The Kenyan presidential elections are still at a stalemate long after the polls have closed. Since Monday, a slow count and the legitimate nature of the votes themselves have prolonged the wait in one of Africa’s biggest economies. The situation can be likened to that of Florida in past presidential elections, most notably in 2000 in the controversy surrounding ballots. Tampered ballots have left a true winner undeclared, though a winner should be announced Friday.

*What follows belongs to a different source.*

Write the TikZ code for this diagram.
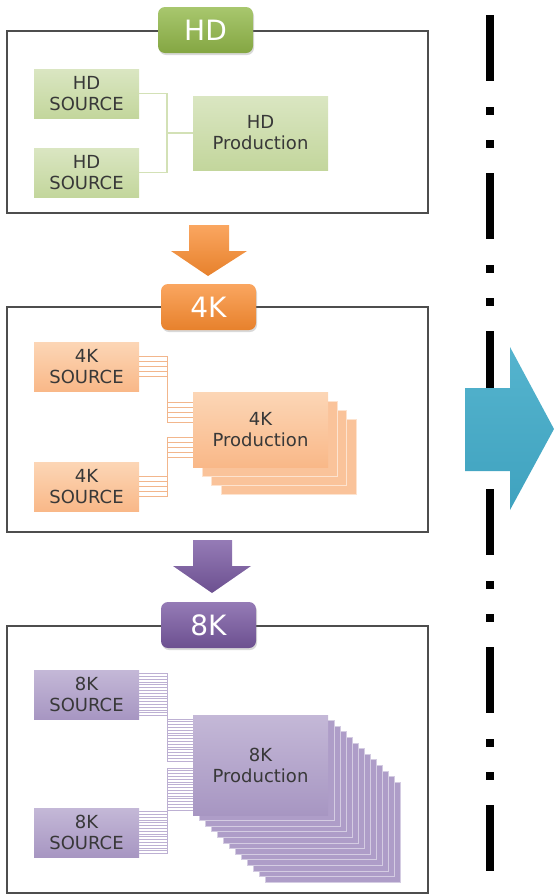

Candidate Uhuru Kenyatta took an early lead on Monday. The son of the country’s founding father, Kenyatta faces allegations along with his running partner William Ruto from International Crime Court. They are said to have been involved with militia attacks during the previous election that killed over 1,000 people. Kenyan politics have seen shaky ground since the 2007 elections where an offshoot of violence resulted after incumbent Mwai Kibaki took office and robbed Raila Odigna of a win through an inaccurate ballot count. Ethnic violence against Kibaki’s people among other acts spilled much blood until a solution in the form of the National Accord and Reconciliation Act shared power between Kibaki and Odigna.
Kenyatta and Ruto both deny the charges made against them. Kenyatta also said his issues with the ICC won’t affect his ability to take the reins over Kenya. His lead and probability of making it past the first round of elections, however, falls into the fate of the sullied ballots. According to a piece by Daniel Howden of the Mail & Guardian, “If Kenyatta’s share of the vote is calculated against all ballots, including spoilt ones, it drops beneath the 50% plus one needed to win in the first round.”
Ironically, Kenyatta’s biggest rival is the prime minister of Kenya, Odigna. His nickname is Agwambo, suggesting that he is not easily predictable. Odigna has also faced his own controversial moments within the past.
But compared to the 2007 elections, the international community has said it finds this race more viable despite the problems in balloting faced.